* Records to process
━━━━━━━━━━━━━━━━━━━━

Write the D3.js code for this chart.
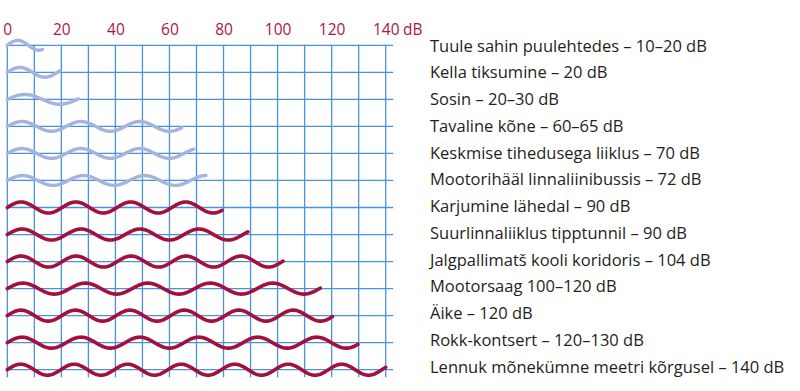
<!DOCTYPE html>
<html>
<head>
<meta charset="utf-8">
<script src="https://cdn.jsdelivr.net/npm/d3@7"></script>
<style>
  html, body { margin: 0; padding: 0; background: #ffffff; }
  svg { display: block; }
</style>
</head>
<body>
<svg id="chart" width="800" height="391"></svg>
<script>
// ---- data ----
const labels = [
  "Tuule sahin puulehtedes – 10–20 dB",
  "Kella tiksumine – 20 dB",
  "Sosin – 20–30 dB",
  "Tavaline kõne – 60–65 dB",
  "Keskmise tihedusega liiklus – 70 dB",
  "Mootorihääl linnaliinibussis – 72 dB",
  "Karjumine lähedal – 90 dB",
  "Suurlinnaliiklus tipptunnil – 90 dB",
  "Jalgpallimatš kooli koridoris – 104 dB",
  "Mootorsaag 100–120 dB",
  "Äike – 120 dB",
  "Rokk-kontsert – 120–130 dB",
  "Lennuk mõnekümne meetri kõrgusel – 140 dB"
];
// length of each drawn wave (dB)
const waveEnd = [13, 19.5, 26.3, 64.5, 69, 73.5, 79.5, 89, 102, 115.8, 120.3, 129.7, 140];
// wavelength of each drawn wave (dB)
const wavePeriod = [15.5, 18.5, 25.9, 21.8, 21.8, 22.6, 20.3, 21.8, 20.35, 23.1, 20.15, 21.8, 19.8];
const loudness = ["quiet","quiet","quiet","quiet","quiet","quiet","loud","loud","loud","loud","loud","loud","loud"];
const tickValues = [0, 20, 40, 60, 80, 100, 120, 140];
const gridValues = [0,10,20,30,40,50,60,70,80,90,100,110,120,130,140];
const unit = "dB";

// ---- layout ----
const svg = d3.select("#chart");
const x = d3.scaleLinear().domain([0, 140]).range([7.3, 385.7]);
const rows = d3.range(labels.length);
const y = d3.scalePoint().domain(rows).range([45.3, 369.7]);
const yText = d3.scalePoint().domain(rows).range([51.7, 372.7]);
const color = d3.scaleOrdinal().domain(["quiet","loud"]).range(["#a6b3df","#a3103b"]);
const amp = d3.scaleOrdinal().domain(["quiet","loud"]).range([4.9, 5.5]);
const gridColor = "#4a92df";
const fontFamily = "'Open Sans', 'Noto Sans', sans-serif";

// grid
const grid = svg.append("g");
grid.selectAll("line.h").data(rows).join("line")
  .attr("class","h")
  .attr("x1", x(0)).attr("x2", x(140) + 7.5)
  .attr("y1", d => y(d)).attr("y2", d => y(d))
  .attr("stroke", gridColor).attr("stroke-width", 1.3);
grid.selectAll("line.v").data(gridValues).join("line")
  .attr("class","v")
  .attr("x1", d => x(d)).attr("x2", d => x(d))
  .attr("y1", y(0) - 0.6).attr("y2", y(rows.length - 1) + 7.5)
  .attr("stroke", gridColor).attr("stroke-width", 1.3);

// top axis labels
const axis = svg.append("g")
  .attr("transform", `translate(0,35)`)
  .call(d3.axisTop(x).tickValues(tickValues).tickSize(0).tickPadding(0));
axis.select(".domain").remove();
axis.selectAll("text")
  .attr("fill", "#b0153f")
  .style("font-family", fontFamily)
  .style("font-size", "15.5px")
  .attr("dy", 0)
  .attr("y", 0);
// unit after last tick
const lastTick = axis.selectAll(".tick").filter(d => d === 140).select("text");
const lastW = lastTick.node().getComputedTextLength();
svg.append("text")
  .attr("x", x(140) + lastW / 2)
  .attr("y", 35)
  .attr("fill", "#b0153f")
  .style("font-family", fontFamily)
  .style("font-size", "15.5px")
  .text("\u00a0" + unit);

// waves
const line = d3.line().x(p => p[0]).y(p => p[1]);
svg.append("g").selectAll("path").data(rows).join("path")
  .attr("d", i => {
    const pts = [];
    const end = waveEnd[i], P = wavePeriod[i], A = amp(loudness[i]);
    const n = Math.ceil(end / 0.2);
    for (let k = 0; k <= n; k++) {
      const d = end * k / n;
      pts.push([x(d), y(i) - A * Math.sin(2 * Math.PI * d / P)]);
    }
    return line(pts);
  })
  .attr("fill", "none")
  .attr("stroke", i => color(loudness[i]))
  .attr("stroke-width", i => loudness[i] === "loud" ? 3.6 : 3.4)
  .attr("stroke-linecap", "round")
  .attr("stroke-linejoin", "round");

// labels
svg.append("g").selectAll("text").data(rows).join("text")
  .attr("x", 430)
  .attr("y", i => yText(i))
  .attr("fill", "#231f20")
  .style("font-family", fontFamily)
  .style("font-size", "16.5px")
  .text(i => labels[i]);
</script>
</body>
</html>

━━━━━━━━━━━━━━━━━━━━

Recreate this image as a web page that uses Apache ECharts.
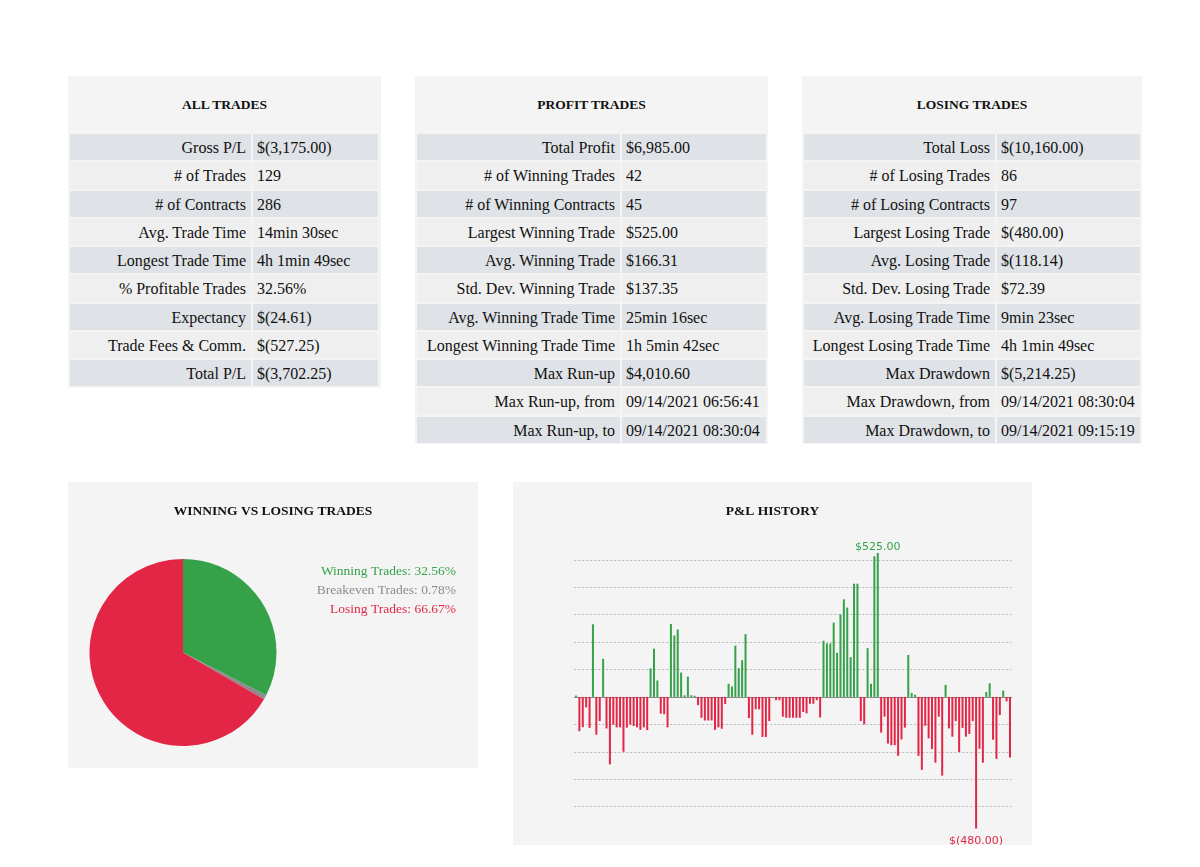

━━━━━━━━━━━━━━━━━━━━

* Short task
Where a line in the entries holds the word "this", copy that line.

* Expected answer
Write the D3.js code for this chart.
Recreate this image as a web page that uses Apache ECharts.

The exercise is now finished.